Statistical example of an index fund in real world
Index funds have been around since the 1970s. The popularity of passive investing, the appeal of low fees, and a long-running bull market have combined to send them soaring in the 2010s. For 2018, according to Morningstar Research, investors poured more than US$458 billion into index funds across all asset classes. For the same period, actively managed funds experienced $301 billion in outflows.

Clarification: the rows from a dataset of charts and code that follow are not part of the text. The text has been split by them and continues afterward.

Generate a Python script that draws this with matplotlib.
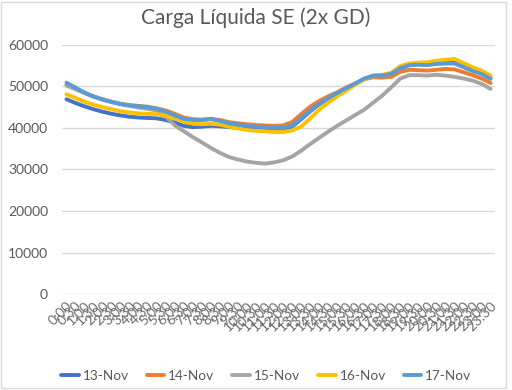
import matplotlib
matplotlib.use('Agg')
import matplotlib.pyplot as plt
from matplotlib.patches import Rectangle

# half-hour time labels, 0:00 .. 23:30
times = ['%d:%02d' % (h, m) for h in range(24) for m in (0, 30)]

nov13 = [46900, 46000, 45200, 44500, 43900, 43400, 43000, 42700, 42500, 42400, 42300, 41900,
         41300, 40500, 40200, 40300, 40500, 40400, 40200, 40000, 39900, 39800, 39700, 39600,
         39700, 40300, 42100, 44000, 45700, 47100, 48300, 49500, 50600, 51800, 52400, 52400,
         52800, 54200, 55200, 55400, 55400, 55800, 56000, 56000, 55000, 54000, 53200, 52200]
nov14 = [50400, 49500, 48500, 47600, 46900, 46300, 45800, 45500, 45300, 45100, 44700, 44200,
         43400, 42500, 42100, 42000, 42200, 41900, 41400, 41100, 40900, 40700, 40600, 40500,
         40600, 41400, 43300, 45100, 46500, 47600, 48600, 49700, 50700, 51700, 52200, 52100,
         52300, 53500, 54000, 53900, 53800, 54000, 54200, 54100, 53400, 52700, 51900, 50800]
nov15 = [50200, 49300, 48400, 47600, 46900, 46300, 45800, 45300, 44900, 44600, 44200, 42800,
         40600, 39200, 37800, 36500, 35200, 34000, 33000, 32400, 31900, 31600, 31400, 31700,
         32200, 33100, 34500, 36100, 37600, 39100, 40500, 41800, 43100, 44400, 46100, 47800,
         49800, 51900, 52700, 52700, 52600, 52800, 52600, 52300, 51900, 51400, 50600, 49400]
nov16 = [48100, 47200, 46300, 45600, 45000, 44500, 44000, 43700, 43500, 43400, 43300, 42900,
         42300, 41500, 41000, 40900, 41000, 40800, 40300, 39900, 39500, 39300, 39200, 39000,
         39000, 39400, 40300, 42300, 44400, 46100, 47600, 49000, 50400, 51700, 52600, 52800,
         53300, 54900, 55500, 55700, 55800, 56200, 56400, 56600, 55600, 54600, 53800, 52600]
nov17 = [50900, 49700, 48500, 47500, 46800, 46200, 45700, 45400, 45200, 45000, 44600, 43900,
         43000, 42200, 41900, 41900, 42100, 41700, 41100, 40800, 40500, 40300, 40200, 40000,
         40000, 40600, 42400, 44200, 45800, 47200, 48400, 49600, 50700, 51900, 52600, 52600,
         53000, 54400, 55100, 55200, 55100, 55400, 55500, 55500, 54600, 53700, 53000, 51800]

series = [('13-Nov', nov13, '#4472C4'), ('14-Nov', nov14, '#ED7D31'),
          ('15-Nov', nov15, '#A5A5A5'), ('16-Nov', nov16, '#FFC000'),
          ('17-Nov', nov17, '#5B9BD5')]

plt.rcParams['font.family'] = ['Lato', 'DejaVu Sans']
txt = '#595959'

fig = plt.figure(figsize=(5.12, 3.9), dpi=100)
ax = fig.add_axes([0.121, 0.246, 0.846, 0.639])

x = range(len(times))
for name, vals, col in series:
    ax.plot(x, vals, color=col, lw=2.8, label=name, solid_capstyle='round')

ax.set_ylim(0, 60000)
ax.set_yticks(range(0, 60001, 10000))
ax.set_xlim(-0.5, len(times) - 0.5)
ax.set_xticks(list(x))
ax.set_xticklabels(times, rotation=45, ha='right', rotation_mode='anchor', fontsize=10,
                   color='#6e6e6e')
ax.tick_params(axis='y', labelsize=10, labelcolor=txt, length=0, pad=10)
ax.tick_params(axis='x', length=0, pad=4)
ax.grid(axis='y', color='#D9D9D9', lw=1)
ax.set_axisbelow(True)
for s in ax.spines.values():
    s.set_visible(False)

fig.suptitle('Carga Líquida SE (2x GD)', fontsize=15, color=txt, y=0.98)

fig.legend(loc='center', bbox_to_anchor=(0.52, 0.036), ncol=5, frameon=False,
           fontsize=9.8, labelcolor=txt, handlelength=1.3, handletextpad=0.3,
           columnspacing=1.3)

fig.patches.append(Rectangle((0.002, 0.004), 0.986, 0.99, transform=fig.transFigure,
                             fill=False, edgecolor='#D9D9D9', lw=1))

fig.savefig('out.png', dpi=100)
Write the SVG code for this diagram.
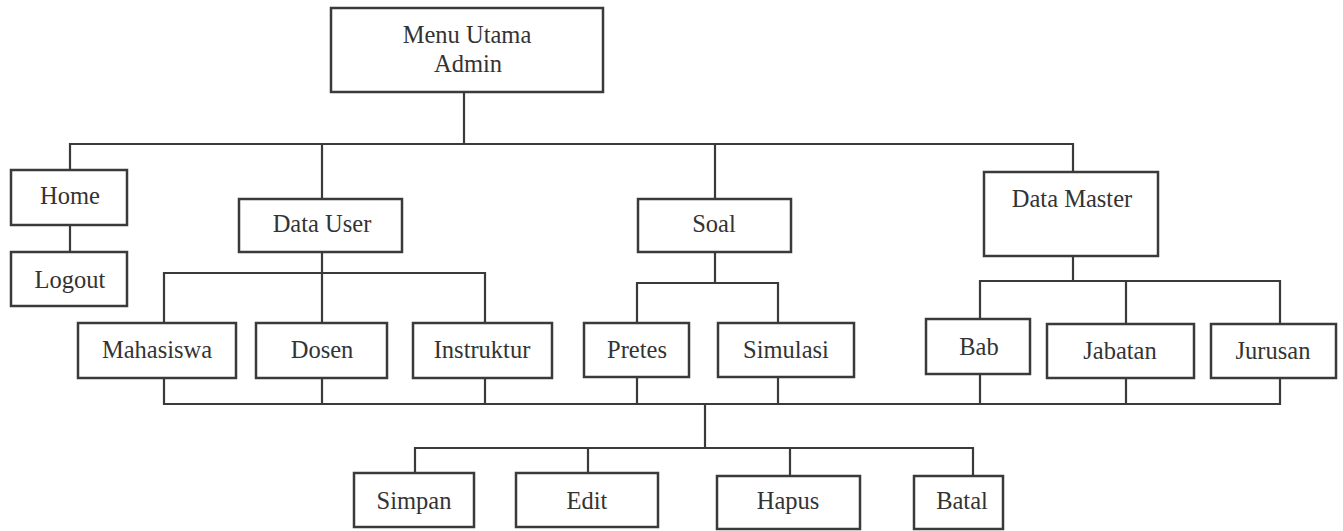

The one fund that started it all, founded by Vanguard chairman John Bogle in 1976, remains one of the best for its overall long-term performance and low cost. The Vanguard 500 Index Fund has tracked the S&P 500 faithfully, in composition and performance. It posts a one-year return of 9.46%, vs. the index’s 9.5%, as of March 2019, for example. For its Admiral Shares, the expense ratio is 0.04%, and its minimum investment is $3,000.

PART 2
What is a mutual funds?
A Mutual Funds is an investment vehicle made up of a pool of funds collected from numerous investors for the purpose of investing in securities such as stocks, bonds, money market instruments and similar assets. Mutual Funds are operated by professional fund managers, who invest the fund’s capital and attempt to produce capital gains and income for the investors.
Mutual funds give small or individual investors access to professionally managed portfolios of equities, bonds and other securities. Each shareholder, therefore, participates proportionally in the gains or losses of the fund. Mutual funds invest in a vast number of securities, and performance is usually tracked as the change in the total market cap of the fund—derived by the aggregating performance of the underlying investments.